Kepala Subkoordinator Informasi Veteriner Balai Veteriner Lampung Tri Guntoro menyampaikan, pihaknya menguji sekitar 10 sampel ternak sapi yang terindikasi sakit dari Kabupaten Lampung Tengah dan Lampung Timur beberapa waktu lalu. Hasil uji menunjukkan semua sampel negatif LSD.
”Kami terus mencari sampel suspek baru untuk diuji sebagai upaya deteksi dini,” kata Tri saat diwawancarai di Bandar Lampung, Jumat (3/2/2022).
Menurut dia, upaya deteksi dini ini sangat penting untuk mencegah meluasnya penularan wabah LDS di Lampung. Saat ini pihaknya bersama dengan Dinas Peternakan dan Kesehatan Hewan Lampung serta instasi terkait terus berupaya mencegah masuknya wabah LSD ke Lampung. Peternak diminta segera menghubungi petugas dinas atau dokter hewan terdekat jika menemukan ada ternak yang terindikasi sakit.
Sementara itu, Sekretaris Dinas Peternakan dan Kesehatan Hewan Lampung Anwar Fuadi menuturkan, Lampung mengaktifkan 60 pusat kesehatan hewan yang tersebar di 15 kabupaten/kota di Lampung. Petugas di sana telah diminta menyosialisasikan gejala LSD kepada peternak di sekitar. Penyuluh peternakan juga aktif memantau kondisi sapi di sentra-sentra peternakan di tingkat desa dan kecamatan.

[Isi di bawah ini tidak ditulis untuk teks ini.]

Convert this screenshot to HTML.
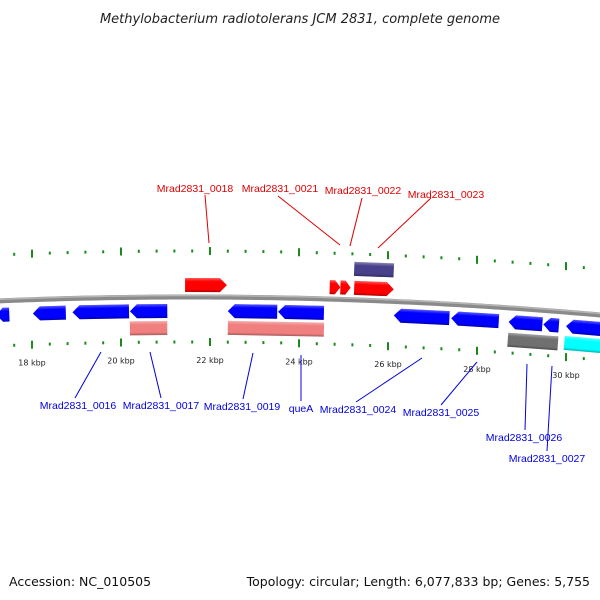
<!DOCTYPE html>
<html><head><meta charset="utf-8"><style>
html,body{margin:0;padding:0;background:#fff;width:600px;height:600px;overflow:hidden}
svg{display:block;font-family:"DejaVu Sans","Liberation Sans",sans-serif}
</style></head><body>
<svg id="map" width="600" height="600" viewBox="0 0 600 600">
<defs>
<linearGradient id="shade" x1="0" y1="0" x2="0" y2="1">
<stop offset="0" stop-color="#fff" stop-opacity="0.35"/>
<stop offset="0.25" stop-color="#fff" stop-opacity="0"/>
<stop offset="0.8" stop-color="#000" stop-opacity="0"/>
<stop offset="1" stop-color="#000" stop-opacity="0.3"/>
</linearGradient>
</defs>
<text x="300" y="23" text-anchor="middle" font-size="13" font-style="italic" fill="#222">Methylobacterium radiotolerans JCM 2831, complete genome</text>
<g id="ticks"></g>
<path id="backbone" fill="none" stroke="#8a8a8a" stroke-width="5"/>
<path id="backbone-hi" fill="none" stroke="#b5b5b5" stroke-width="1.5"/>
<g id="features"></g>
<g id="labels"></g>
<text x="9" y="586" font-size="12.5" fill="#111">Accession: NC_010505</text>
<text x="590" y="586" text-anchor="end" font-size="12.5" fill="#111">Topology: circular; Length: 6,077,833 bp; Genes: 5,755</text>
</svg>
<script>
// data (kbp)
const tickKbp = [16.8,17.2,17.6,18,18.4,18.8,19.2,19.6,20,20.4,20.8,21.2,21.6,22,22.4,22.8,23.2,23.6,24,24.4,24.8,25.2,25.6,26,26.4,26.8,27.2,27.6,28,28.4,28.8,29.2,29.6,30,30.4,30.8];
const tickLabels = ["18 kbp","20 kbp","22 kbp","24 kbp","26 kbp","28 kbp","30 kbp"];
const labelKbp = [18,20,22,24,26,28,30];
const geneStart = [17.2,18.02,18.91,20.2,21.44,22.4,23.53,26.13,27.42,28.71,29.49,30.0,24.69,24.93,25.24,25.24,20.2,22.4,28.69,29.96];
const geneEnd   = [17.49,18.76,20.18,21.04,22.38,23.51,24.56,27.38,28.49,29.47,29.84,30.8,24.93,25.16,26.13,26.13,21.04,24.56,29.82,30.8];
const geneStrand= [-1,-1,-1,-1,1,-1,-1,-1,-1,-1,-1,-1,1,1,1,0,0,0,0,0];
const geneTrack = [14,14,14,14,-12,14,14,14,14,14,14,14,-12,-12,-12,-31,31,31,32,31];
const geneColor = ["#0000ff","#0000ff","#0000ff","#0000ff","#ff0000","#0000ff","#0000ff","#0000ff","#0000ff","#0000ff","#0000ff","#0000ff","#ff0000","#ff0000","#ff0000","#48408a","#f08080","#f08080","#707070","#00ffff"];
const topNames = ["Mrad2831_0018","Mrad2831_0021","Mrad2831_0022","Mrad2831_0023"];
const topPos = [[195,192,205,195,209,243],[280,192,278,196,340,245],[363,194,362,198,350,246],[446,198,431,198,378,248]];
const botNames = ["Mrad2831_0016","Mrad2831_0017","Mrad2831_0019","queA","Mrad2831_0024","Mrad2831_0025","Mrad2831_0026","Mrad2831_0027"];
const botPos = [[78,409,101,352,75,398],[161,409,150,352,161,398],[242,410,253,353,243,399],[301,412,301,355,301,401],[358,413,422,358,356,402],[441,416,477,362,441,405],[524,441,527,364,525,430],[547,462,552,366,547,451]];

const NS="http://www.w3.org/2000/svg";
const X = k => 121 + (k-20)*44.5;
const curve = x => 297 + 1.07e-4*(x-190)*(x-190);
const slope = x => 2*1.07e-4*(x-190);
function mk(tag, attrs, parent){const e=document.createElementNS(NS,tag);for(const a in attrs)e.setAttribute(a,attrs[a]);parent.appendChild(e);return e;}

let d="";for(let x=-5;x<=605;x+=5)d+=(x<0?"M":"L")+x+","+curve(x).toFixed(2);
document.getElementById("backbone").setAttribute("d",d);
let d2="";for(let x=-5;x<=605;x+=5)d2+=(x<0?"M":"L")+x+","+(curve(x)-1.5).toFixed(2);
document.getElementById("backbone-hi").setAttribute("d",d2);

const tg=document.getElementById("ticks");
tickKbp.forEach(k=>{
  const x=X(k);const major=Math.abs(k/2-Math.round(k/2))<0.01;
  const h=major?8:3;
  [-46,45].forEach(off=>{
    const y=curve(x)+off;
    const l=mk("line",{x1:x,y1:y-h/2,x2:x,y2:y+h/2,stroke:"#1a8a1a","stroke-width":2},tg);
    
    
  });
});
labelKbp.forEach((k,i)=>{
  const x=X(k);
  const t=mk("text",{x:x,y:curve(x)+66,"text-anchor":"middle","font-size":"8","fill":"#222"},tg);
  t.textContent=tickLabels[i];
  
  
});

const fg=document.getElementById("features");
geneStart.forEach((s,i)=>{
  const x1=X(s),x2=X(geneEnd[i]),xc=(x1+x2)/2,yc=curve(xc)+geneTrack[i];
  const h=14,a=Math.min(7,(x2-x1)*0.5);
  let pts;
  if(geneStrand[i]===1)pts=[[x1,yc-h/2],[x2-a,yc-h/2],[x2,yc],[x2-a,yc+h/2],[x1,yc+h/2]];
  else if(geneStrand[i]===-1)pts=[[x1+a,yc-h/2],[x2,yc-h/2],[x2,yc+h/2],[x1+a,yc+h/2],[x1,yc]];
  else pts=[[x1,yc-h/2],[x2,yc-h/2],[x2,yc+h/2],[x1,yc+h/2]];
  const ang=Math.atan(slope(xc))*180/Math.PI;
  const g=mk("g",{transform:`rotate(${ang.toFixed(2)} ${xc} ${yc})`},fg);
  
  
  const p=pts.map(q=>q.join(",")).join(" ");
  mk("polygon",{points:p,fill:geneColor[i]},g);
  mk("polygon",{points:p,fill:"url(#shade)"},g);
});

const lg=document.getElementById("labels");
function lab(names,pos,color){
  names.forEach((n,i)=>{
    const q=pos[i];
    const l=mk("line",{x1:q[2],y1:q[3],x2:q[4],y2:q[5],stroke:color,"stroke-width":1},lg);
    
    
    const t=mk("text",{x:q[0],y:q[1],"text-anchor":"middle","font-size":"10.5","font-family":"Liberation Sans, sans-serif",fill:color},lg);
    t.textContent=n;
    
    
  });
}
lab(topNames,topPos,"#e00000");
lab(botNames,botPos,"#0000e0");
</script>
</body></html>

Risiko yang paling rawan adalah lalu lintas hewan. Karena itulah, cek poin antarkabupaten dan provinsi harus ditingkatkan.

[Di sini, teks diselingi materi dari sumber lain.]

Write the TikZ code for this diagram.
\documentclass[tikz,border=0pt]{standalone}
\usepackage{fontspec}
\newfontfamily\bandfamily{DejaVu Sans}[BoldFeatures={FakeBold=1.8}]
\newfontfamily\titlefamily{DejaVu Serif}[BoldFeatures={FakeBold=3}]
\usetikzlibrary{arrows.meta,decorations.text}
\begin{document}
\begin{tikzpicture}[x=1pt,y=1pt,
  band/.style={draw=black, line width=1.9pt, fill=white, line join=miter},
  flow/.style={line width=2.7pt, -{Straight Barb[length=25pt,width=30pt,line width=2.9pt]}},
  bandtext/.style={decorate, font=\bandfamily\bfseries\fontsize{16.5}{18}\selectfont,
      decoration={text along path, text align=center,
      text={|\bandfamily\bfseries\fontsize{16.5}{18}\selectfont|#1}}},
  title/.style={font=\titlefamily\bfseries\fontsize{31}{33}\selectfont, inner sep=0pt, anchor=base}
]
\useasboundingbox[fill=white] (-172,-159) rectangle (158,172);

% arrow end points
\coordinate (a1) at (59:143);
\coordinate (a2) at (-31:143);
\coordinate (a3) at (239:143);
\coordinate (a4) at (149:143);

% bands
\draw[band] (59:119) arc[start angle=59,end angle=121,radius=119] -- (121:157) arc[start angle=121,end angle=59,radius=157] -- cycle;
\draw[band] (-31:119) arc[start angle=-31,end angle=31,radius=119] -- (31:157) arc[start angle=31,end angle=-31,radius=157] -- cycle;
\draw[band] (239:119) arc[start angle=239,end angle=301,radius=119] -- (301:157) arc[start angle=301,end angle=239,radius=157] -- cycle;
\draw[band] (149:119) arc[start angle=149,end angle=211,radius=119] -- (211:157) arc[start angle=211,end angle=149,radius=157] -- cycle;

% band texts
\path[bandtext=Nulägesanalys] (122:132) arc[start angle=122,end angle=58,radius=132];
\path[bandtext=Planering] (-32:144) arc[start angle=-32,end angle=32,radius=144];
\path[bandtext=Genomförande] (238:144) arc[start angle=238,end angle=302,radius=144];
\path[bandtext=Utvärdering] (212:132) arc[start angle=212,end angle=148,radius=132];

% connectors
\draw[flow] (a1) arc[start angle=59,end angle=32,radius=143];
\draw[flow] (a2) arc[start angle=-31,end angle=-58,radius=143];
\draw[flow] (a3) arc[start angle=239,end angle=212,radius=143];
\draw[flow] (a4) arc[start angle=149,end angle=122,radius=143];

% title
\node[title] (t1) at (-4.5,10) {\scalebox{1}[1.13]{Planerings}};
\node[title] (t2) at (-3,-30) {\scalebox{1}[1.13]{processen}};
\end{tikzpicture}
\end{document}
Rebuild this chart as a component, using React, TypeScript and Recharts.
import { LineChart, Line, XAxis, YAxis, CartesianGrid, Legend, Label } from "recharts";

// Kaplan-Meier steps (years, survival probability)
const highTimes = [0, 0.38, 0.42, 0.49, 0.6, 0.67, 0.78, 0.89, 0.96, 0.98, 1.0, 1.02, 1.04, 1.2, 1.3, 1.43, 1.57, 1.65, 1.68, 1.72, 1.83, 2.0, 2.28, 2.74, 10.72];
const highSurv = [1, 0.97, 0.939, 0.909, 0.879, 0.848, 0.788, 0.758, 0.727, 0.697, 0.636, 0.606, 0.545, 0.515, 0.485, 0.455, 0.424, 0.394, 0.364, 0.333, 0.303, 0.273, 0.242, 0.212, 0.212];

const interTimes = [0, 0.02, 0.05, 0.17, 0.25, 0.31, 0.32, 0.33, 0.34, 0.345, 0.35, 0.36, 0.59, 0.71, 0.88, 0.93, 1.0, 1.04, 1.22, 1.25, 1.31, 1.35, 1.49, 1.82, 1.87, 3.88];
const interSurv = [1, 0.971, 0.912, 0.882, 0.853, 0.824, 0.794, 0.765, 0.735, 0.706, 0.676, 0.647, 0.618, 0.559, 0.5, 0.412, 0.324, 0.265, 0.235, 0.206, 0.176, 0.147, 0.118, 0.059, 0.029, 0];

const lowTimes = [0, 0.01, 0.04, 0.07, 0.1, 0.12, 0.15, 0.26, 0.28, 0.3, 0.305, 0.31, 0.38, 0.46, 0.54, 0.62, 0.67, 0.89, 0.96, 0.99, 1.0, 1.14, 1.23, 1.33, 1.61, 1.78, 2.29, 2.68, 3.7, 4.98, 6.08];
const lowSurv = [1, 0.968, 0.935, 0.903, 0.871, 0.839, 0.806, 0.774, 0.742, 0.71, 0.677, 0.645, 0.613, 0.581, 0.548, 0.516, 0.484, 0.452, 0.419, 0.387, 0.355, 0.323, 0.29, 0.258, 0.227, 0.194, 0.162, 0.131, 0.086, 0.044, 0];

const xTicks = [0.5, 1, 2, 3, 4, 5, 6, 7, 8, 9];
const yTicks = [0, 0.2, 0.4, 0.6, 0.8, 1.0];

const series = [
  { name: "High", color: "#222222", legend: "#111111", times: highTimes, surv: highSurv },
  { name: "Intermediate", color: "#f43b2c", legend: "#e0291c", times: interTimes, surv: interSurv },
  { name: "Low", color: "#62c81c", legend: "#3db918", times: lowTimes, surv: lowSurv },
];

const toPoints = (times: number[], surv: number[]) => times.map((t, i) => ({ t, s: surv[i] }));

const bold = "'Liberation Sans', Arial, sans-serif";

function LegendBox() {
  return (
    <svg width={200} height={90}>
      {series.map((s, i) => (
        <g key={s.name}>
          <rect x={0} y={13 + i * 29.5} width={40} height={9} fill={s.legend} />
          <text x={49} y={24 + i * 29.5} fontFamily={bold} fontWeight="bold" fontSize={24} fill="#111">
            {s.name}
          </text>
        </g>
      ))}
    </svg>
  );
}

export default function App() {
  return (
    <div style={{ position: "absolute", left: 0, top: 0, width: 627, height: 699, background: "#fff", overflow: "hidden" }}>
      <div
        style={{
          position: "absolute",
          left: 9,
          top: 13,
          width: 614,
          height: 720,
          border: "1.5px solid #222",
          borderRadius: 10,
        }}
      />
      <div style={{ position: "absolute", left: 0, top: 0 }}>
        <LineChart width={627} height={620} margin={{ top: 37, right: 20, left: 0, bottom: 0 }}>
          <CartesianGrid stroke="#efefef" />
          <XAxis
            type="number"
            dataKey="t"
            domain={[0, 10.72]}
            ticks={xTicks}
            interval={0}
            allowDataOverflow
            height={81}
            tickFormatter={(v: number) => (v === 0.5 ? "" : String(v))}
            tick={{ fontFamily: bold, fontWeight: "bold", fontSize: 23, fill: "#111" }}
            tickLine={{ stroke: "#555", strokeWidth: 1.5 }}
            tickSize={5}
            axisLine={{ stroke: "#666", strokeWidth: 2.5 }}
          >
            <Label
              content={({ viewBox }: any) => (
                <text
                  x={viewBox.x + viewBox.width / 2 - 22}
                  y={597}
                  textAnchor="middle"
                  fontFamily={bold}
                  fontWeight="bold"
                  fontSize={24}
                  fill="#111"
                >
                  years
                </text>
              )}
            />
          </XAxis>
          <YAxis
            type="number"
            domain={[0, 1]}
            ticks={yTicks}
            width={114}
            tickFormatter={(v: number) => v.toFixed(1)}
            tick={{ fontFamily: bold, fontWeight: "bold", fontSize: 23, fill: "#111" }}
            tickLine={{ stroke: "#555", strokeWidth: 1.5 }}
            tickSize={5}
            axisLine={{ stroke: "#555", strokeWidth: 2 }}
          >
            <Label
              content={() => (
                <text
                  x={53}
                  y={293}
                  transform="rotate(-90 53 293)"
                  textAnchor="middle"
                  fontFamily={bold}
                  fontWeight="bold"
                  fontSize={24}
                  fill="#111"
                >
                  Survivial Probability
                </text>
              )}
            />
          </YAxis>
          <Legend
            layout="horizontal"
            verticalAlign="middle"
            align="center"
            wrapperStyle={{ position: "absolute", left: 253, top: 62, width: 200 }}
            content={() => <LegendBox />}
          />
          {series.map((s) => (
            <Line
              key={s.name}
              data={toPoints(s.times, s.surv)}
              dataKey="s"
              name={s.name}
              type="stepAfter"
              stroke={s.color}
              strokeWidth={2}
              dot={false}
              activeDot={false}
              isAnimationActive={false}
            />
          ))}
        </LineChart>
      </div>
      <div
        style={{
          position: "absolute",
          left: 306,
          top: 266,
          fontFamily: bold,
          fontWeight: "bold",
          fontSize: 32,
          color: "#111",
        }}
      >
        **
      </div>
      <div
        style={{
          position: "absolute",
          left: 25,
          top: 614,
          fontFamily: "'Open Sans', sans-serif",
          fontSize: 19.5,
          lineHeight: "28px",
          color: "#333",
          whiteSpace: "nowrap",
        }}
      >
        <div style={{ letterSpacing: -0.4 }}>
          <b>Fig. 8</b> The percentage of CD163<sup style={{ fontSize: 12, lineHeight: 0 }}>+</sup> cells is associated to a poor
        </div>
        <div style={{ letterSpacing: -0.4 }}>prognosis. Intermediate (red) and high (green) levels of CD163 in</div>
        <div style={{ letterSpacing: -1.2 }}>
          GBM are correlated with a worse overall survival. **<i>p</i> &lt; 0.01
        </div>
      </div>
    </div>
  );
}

Para peternak juga diminta mencegah penularan virus dengan menjaga kesehatan hewan dan menjaga kebersihan kandang. Jika ada sapi yang terindikasi sakit, peternak harus segera melapor dan mengisolasi sapi yang sakit tersebut.

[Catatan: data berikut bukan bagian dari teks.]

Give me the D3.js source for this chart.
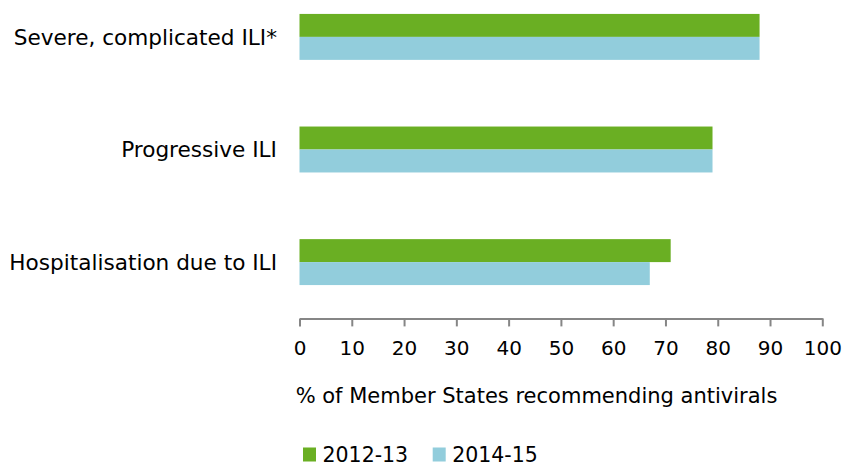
<!DOCTYPE html>
<html>
<head>
<meta charset="utf-8">
<script src="https://cdn.jsdelivr.net/npm/d3@7"></script>
<style>
  body { margin: 0; background: #fff; }
  text { font-family: "DejaVu Sans", Verdana, sans-serif; fill: #000; }
</style>
</head>
<body>
<div id="chart"></div>
<script>
// categories, top to bottom
var categories = ["Severe, complicated ILI*", "Progressive ILI", "Hospitalisation due to ILI"];
var seriesNames = ["2012-13", "2014-15"];
var seriesColors = ["#6aaf23", "#92cddc"];
// % of Member States recommending antivirals
var values2012 = [88, 79, 71];
var values2014 = [88, 79, 67];
var xTicks = [0, 10, 20, 30, 40, 50, 60, 70, 80, 90, 100];

var width = 844, height = 466;

var svg = d3.select("#chart")
  .append("svg")
    .attr("width", width)
    .attr("height", height);

var data = categories.map(function(c, i) {
  return { cat: c, vals: [values2012[i], values2014[i]] };
});

// x scale
var x = d3.scaleLinear()
  .domain([0, 100])
  .range([299.5, 822.3]);

// category bands
var y = d3.scaleBand()
  .domain(categories)
  .range([-19.4, 318.4])
  .paddingInner(0.592)
  .paddingOuter(0.296);

var ySub = d3.scaleBand()
  .domain(seriesNames)
  .range([0, y.bandwidth()]);

// bars
var groups = svg.selectAll("g.cat")
  .data(data)
  .enter()
  .append("g")
    .attr("class", "cat")
    .attr("transform", function(d) { return "translate(0," + y(d.cat) + ")"; });

groups.selectAll("rect")
  .data(function(d) { return d.vals.map(function(v, j) { return { s: seriesNames[j], v: v, c: seriesColors[j] }; }); })
  .enter()
  .append("rect")
    .attr("x", x(0))
    .attr("y", function(d) { return ySub(d.s); })
    .attr("width", function(d) { return x(d.v) - x(0); })
    .attr("height", ySub.bandwidth())
    .attr("fill", function(d) { return d.c; });

// category labels
svg.selectAll("text.cat")
  .data(categories)
  .enter()
  .append("text")
    .attr("class", "cat")
    .attr("x", 277)
    .attr("y", function(d) { return y(d) + y.bandwidth() / 2; })
    .attr("dy", "0.36em")
    .attr("text-anchor", "end")
    .style("font-size", "21.6px")
    .text(function(d) { return d; });

// x axis
var xAxis = svg.append("g")
  .attr("transform", "translate(0,318.4)")
  .call(d3.axisBottom(x).tickValues(xTicks).tickSize(8).tickSizeOuter(0).tickPadding(14));
xAxis.select(".domain").attr("stroke", "#868686").attr("stroke-width", 2);
xAxis.selectAll(".tick line").attr("stroke", "#868686").attr("stroke-width", 2);
xAxis.selectAll(".tick text")
  .style("font-family", "DejaVu Sans, Verdana, sans-serif")
  .style("font-size", "20px")
  .attr("fill", "#000");

// axis title
svg.append("text")
  .attr("x", 536.5)
  .attr("y", 403)
  .attr("text-anchor", "middle")
  .style("font-size", "21px")
  .text("% of Member States recommending antivirals");

// legend
var legend = svg.selectAll("g.legend")
  .data(seriesNames)
  .enter()
  .append("g")
    .attr("class", "legend")
    .attr("transform", function(d, i) { return "translate(" + (303 + i * 129.7) + ",447.5)"; });
legend.append("rect")
  .attr("width", 13)
  .attr("height", 14)
  .attr("fill", function(d, i) { return seriesColors[i]; });
legend.append("text")
  .attr("x", 19.5)
  .attr("y", 14.5)
  .style("font-size", "20.5px")
  .text(function(d) { return d; });
</script>
</body>
</html>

Selain peternak, pemerintah daerah juga telah menyosialisasikan bahaya wabah LSD kepada pedagang ternak di Lampung. Mereka diharapkan tidak nekat mengirim atau menjual ternak yang sedang sakit karena dapat memicu penularan virus.
Menurut Anwar, risiko penularan LSD terbesar di Lampung berasal dari lalu lintas ternak antardaerah. Apalagi, saat ini wabah LSD telah merebak di sejumlah provinsi di Sumatera. Selain Jambi dan Riau, LSD juga sudah ditemukan di Sumatera Selatan yang berbatasan langsung dengan Lampung.
”Risiko yang paling rawan adalah lalu lintas hewan. Karena itulah, cek poin antarkabupaten dan provinsi harus ditingkatkan,” kata Anwar.
Menurut dia, banyaknya pintu pelintasan yang menghubungkan Lampung dengan Sumsel menjadi tantangan besar. Apalagi, banyak orang yang memanfaatkan jalan tol untuk mengirim ternak antardaerah di Sumatera. Kendaraan yang melintas lewat jalan tol kerap lolos dari pemeriksaan petugas yang berjaga di titik cek poin di perbatasan antarkabupaten atau provinsi.
Kepala Balai Karantina Pertanian Kelas I Bandar Lampung Donni Muksydayan menuturkan, pihaknya memperketat pengawasan lalu lintas ternak antardaerah sebagai upaya mitigasi penularan berbagai penyakit pada hewan ternak. Belajar dari wabah penyakit kuku dan mulut, saat ini sejumlah pihak telah mewaspadai penyebaran LSD.
Ia menerangkan, ternak sapi yang akan dikirim ke luar daerah harus melewati masa karantina. Selain itu, ternak juga harus menjalani pemeriksaan kesehatan oleh petugas. Setelah dinyatakan sehat, ternak baru boleh dikirim ke luar daerah.
Selama ini Balai Karantina Pertanian Lampung hanya memiliki wewenang melakukan pemeriksaan di wilayah pelabuhan dan bandara. Pemeriksaan di wilayah perbatasan antarprovinsi dikoordinasikan oleh pemerintah kabupaten setempat.
Subkoordinator Substansi Karantina Hewan Balai Karantinas Pertanian Kelas I Bandar Lampung Akhir Santoso menjelaskan, Lampung merupakan daerah penyuplai ternak sapi untuk wilayah Sumatera dan Jabodetabek. Setiap hari, sedikitnya 300-500 ekor sapi dikirim dari Lampung ke Jawa. Sementara jumlah kambing yang dikirim ke luar daerah 100-500 ekor per hari.
Dengan pola perdagangan seperti itu, upaya mitigasi dapat dilakukan dengan kerja sama dari sejumlah pihak. Selain mencegah masuknya sapi dari daerah yang tertular, peternak juga telah diminta memperketat pengawasan mulai dari kandang.